Why do most people in their hard-won free time sink into… “a state of apathy that brings no joy.” Are we simply too exhausted to enjoy more active leisure? If so, why do so many people in more traditional societies (such as Thai villages and Alpine farming communities) work dawn to dusk in the fields and then spend their free time weaving, carving, playing musical instruments, and engaging in other flowlike activities? The problem seems to be our culture’s reliance on television and other forms of passive leisure and on our inability to structure our free time in ways that would enhance our well-beiing. Well-being resides not in mindless passivity but in mindful challenge.

So, off your duffs, couch potatoes… Tune up that instrument. Sharpen those woodworking tools. Get out those quilting needles. Inflate that family basketball. Pull down a good book. Oil that fishing reel… Rather than vegetating in self-focused idleness, lose yourself in the flow of active work and play. You may be surprised what happens. “In every part and corner of our life, to lose oneself is to be a gainer,” noted Robert Louis Stevenson; “to forget oneself is to be happy.”

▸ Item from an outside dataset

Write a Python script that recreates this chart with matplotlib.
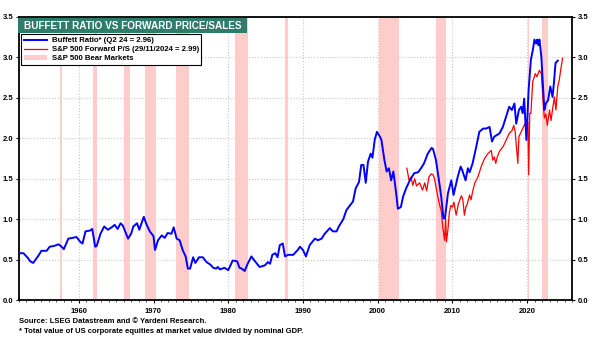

So why am I lazing around on the couch, fostering a best friendship with my laptop? For their are times to do, and times to just be. After weeks of traveling, even if it did include Fiji, I’m simply glad to have a breather and rest. Glad to be back at my sunny, cozy flat with a real comfy bed, broadband internet to chat with my family, a clean kitchen containing all necessary utensils, and the familiar friendly faces of my roommates. I’ll get back into the flow soon enough.